*DATA EXTRACT:*
==================================================

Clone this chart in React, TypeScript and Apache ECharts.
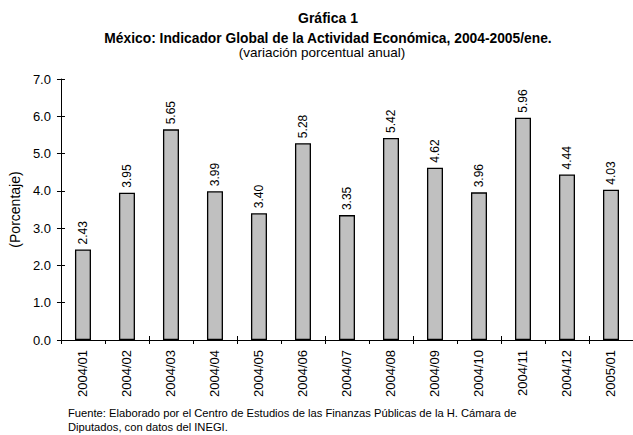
import React, { useEffect, useRef } from "react";
import * as echarts from "echarts";

const categories = [
  "2004/01", "2004/02", "2004/03", "2004/04", "2004/05", "2004/06", "2004/07",
  "2004/08", "2004/09", "2004/10", "2004/11", "2004/12", "2005/01",
];
const values = [2.43, 3.95, 5.65, 3.99, 3.4, 5.28, 3.35, 5.42, 4.62, 3.96, 5.96, 4.44, 4.03];
const yTicks = [0, 1, 2, 3, 4, 5, 6, 7];

const FONT = "'Liberation Sans', Arial, sans-serif";

export default function App() {
  const ref = useRef<HTMLDivElement>(null);
  useEffect(() => {
    if (!ref.current) return;
    const chart = echarts.init(ref.current, null, { renderer: "svg" });
    chart.setOption({
      animation: false,
      backgroundColor: "#ffffff",
      textStyle: { fontFamily: FONT, color: "#000" },
      title: [
        {
          text: "Gráfica 1",
          left: 323, top: 6, textAlign: "center",
          textStyle: { fontFamily: FONT, fontSize: 14, fontWeight: "bold", color: "#000" },
        },
        {
          text: "México: Indicador Global de la Actividad Económica, 2004-2005/ene.",
          left: 323, top: 26, textAlign: "center",
          textStyle: { fontFamily: FONT, fontSize: 13.8, fontWeight: "bold", color: "#000" },
        },
        {
          text: "(variación porcentual anual)",
          left: 317, top: 40, textAlign: "center",
          textStyle: { fontFamily: FONT, fontSize: 13.5, fontWeight: "normal", color: "#000" },
        },
      ],
      graphic: [
        {
          type: "text", left: 68, top: 406,
          style: {
            text: "Fuente: Elaborado por el Centro de Estudios de las Finanzas Públicas de la H. Cámara de\nDiputados, con datos del INEGI.",
            font: `11.2px ${FONT}`, fill: "#000", lineHeight: 14,
          },
        },
      ],
      grid: { left: 53, top: 79, width: 585, height: 261, containLabel: false },
      xAxis: [
        {
          type: "category",
          data: categories,
          axisLine: { lineStyle: { color: "#000", width: 1 } },
          axisTick: { show: true, alignWithLabel: false, length: 4, lineStyle: { color: "#000" } },
          axisLabel: { rotate: 90, margin: 10, fontSize: 13, color: "#000", fontFamily: FONT, interval: 0 },
        },
        {
          type: "category",
          data: categories,
          position: "bottom",
          axisLine: { show: false },
          axisTick: { show: true, inside: true, alignWithLabel: false, length: 4, lineStyle: { color: "#000" } },
          axisLabel: { show: false },
        },
      ],
      yAxis: [
        {
          type: "value",
          min: 0, max: 7, interval: 1,
          name: "(Porcentaje)",
          nameLocation: "middle",
          nameRotate: 90,
          nameGap: 33,
          nameTextStyle: { fontSize: 14, color: "#000", fontFamily: FONT },
          axisLine: { show: true, lineStyle: { color: "#000", width: 1 } },
          axisTick: { show: true, length: 4, lineStyle: { color: "#000" } },
          splitLine: { show: false },
          axisLabel: {
            margin: 10, fontSize: 13, color: "#000", fontFamily: FONT,
            formatter: (v: number) => (yTicks.includes(v) ? v.toFixed(1) : ""),
          },
        },
        {
          type: "value",
          min: 0, max: 7, interval: 1,
          position: "left",
          axisLine: { show: false },
          axisTick: { show: true, inside: true, length: 4, lineStyle: { color: "#000" } },
          splitLine: { show: false },
          axisLabel: { show: false },
        },
      ],
      series: [
        {
          type: "bar",
          data: values,
          barWidth: 16,
          itemStyle: { color: "#c0c0c0", borderColor: "#000", borderWidth: 1.3 },
          label: {
            show: true,
            position: "top",
            rotate: 90,
            align: "left",
            verticalAlign: "middle",
            distance: 5,
            fontSize: 12,
            color: "#000",
            fontFamily: FONT,
            formatter: (p: any) => Number(p.value).toFixed(2),
          },
        },
      ],
    });
    return () => chart.dispose();
  }, []);
  return (
    <div
      ref={ref}
      style={{ position: "fixed", left: 0, top: 0, width: 633, height: 435 }}
    />
  );
}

==================================================

Copy the whole listing above word for word but do not carry over the pictures.

Clone this chart in React, TypeScript and Apache ECharts.
import React, { useEffect, useRef } from "react";
import * as echarts from "echarts";

const categories = [
  "2004/01", "2004/02", "2004/03", "2004/04", "2004/05", "2004/06", "2004/07",
  "2004/08", "2004/09", "2004/10", "2004/11", "2004/12", "2005/01",
];
const values = [2.43, 3.95, 5.65, 3.99, 3.4, 5.28, 3.35, 5.42, 4.62, 3.96, 5.96, 4.44, 4.03];
const yTicks = [0, 1, 2, 3, 4, 5, 6, 7];

const FONT = "'Liberation Sans', Arial, sans-serif";

export default function App() {
  const ref = useRef<HTMLDivElement>(null);
  useEffect(() => {
    if (!ref.current) return;
    const chart = echarts.init(ref.current, null, { renderer: "svg" });
    chart.setOption({
      animation: false,
      backgroundColor: "#ffffff",
      textStyle: { fontFamily: FONT, color: "#000" },
      title: [
        {
          text: "Gráfica 1",
          left: 323, top: 6, textAlign: "center",
          textStyle: { fontFamily: FONT, fontSize: 14, fontWeight: "bold", color: "#000" },
        },
        {
          text: "México: Indicador Global de la Actividad Económica, 2004-2005/ene.",
          left: 323, top: 26, textAlign: "center",
          textStyle: { fontFamily: FONT, fontSize: 13.8, fontWeight: "bold", color: "#000" },
        },
        {
          text: "(variación porcentual anual)",
          left: 317, top: 40, textAlign: "center",
          textStyle: { fontFamily: FONT, fontSize: 13.5, fontWeight: "normal", color: "#000" },
        },
      ],
      graphic: [
        {
          type: "text", left: 68, top: 406,
          style: {
            text: "Fuente: Elaborado por el Centro de Estudios de las Finanzas Públicas de la H. Cámara de\nDiputados, con datos del INEGI.",
            font: `11.2px ${FONT}`, fill: "#000", lineHeight: 14,
          },
        },
      ],
      grid: { left: 53, top: 79, width: 585, height: 261, containLabel: false },
      xAxis: [
        {
          type: "category",
          data: categories,
          axisLine: { lineStyle: { color: "#000", width: 1 } },
          axisTick: { show: true, alignWithLabel: false, length: 4, lineStyle: { color: "#000" } },
          axisLabel: { rotate: 90, margin: 10, fontSize: 13, color: "#000", fontFamily: FONT, interval: 0 },
        },
        {
          type: "category",
          data: categories,
          position: "bottom",
          axisLine: { show: false },
          axisTick: { show: true, inside: true, alignWithLabel: false, length: 4, lineStyle: { color: "#000" } },
          axisLabel: { show: false },
        },
      ],
      yAxis: [
        {
          type: "value",
          min: 0, max: 7, interval: 1,
          name: "(Porcentaje)",
          nameLocation: "middle",
          nameRotate: 90,
          nameGap: 33,
          nameTextStyle: { fontSize: 14, color: "#000", fontFamily: FONT },
          axisLine: { show: true, lineStyle: { color: "#000", width: 1 } },
          axisTick: { show: true, length: 4, lineStyle: { color: "#000" } },
          splitLine: { show: false },
          axisLabel: {
            margin: 10, fontSize: 13, color: "#000", fontFamily: FONT,
            formatter: (v: number) => (yTicks.includes(v) ? v.toFixed(1) : ""),
          },
        },
        {
          type: "value",
          min: 0, max: 7, interval: 1,
          position: "left",
          axisLine: { show: false },
          axisTick: { show: true, inside: true, length: 4, lineStyle: { color: "#000" } },
          splitLine: { show: false },
          axisLabel: { show: false },
        },
      ],
      series: [
        {
          type: "bar",
          data: values,
          barWidth: 16,
          itemStyle: { color: "#c0c0c0", borderColor: "#000", borderWidth: 1.3 },
          label: {
            show: true,
            position: "top",
            rotate: 90,
            align: "left",
            verticalAlign: "middle",
            distance: 5,
            fontSize: 12,
            color: "#000",
            fontFamily: FONT,
            formatter: (p: any) => Number(p.value).toFixed(2),
          },
        },
      ],
    });
    return () => chart.dispose();
  }, []);
  return (
    <div
      ref={ref}
      style={{ position: "fixed", left: 0, top: 0, width: 633, height: 435 }}
    />
  );
}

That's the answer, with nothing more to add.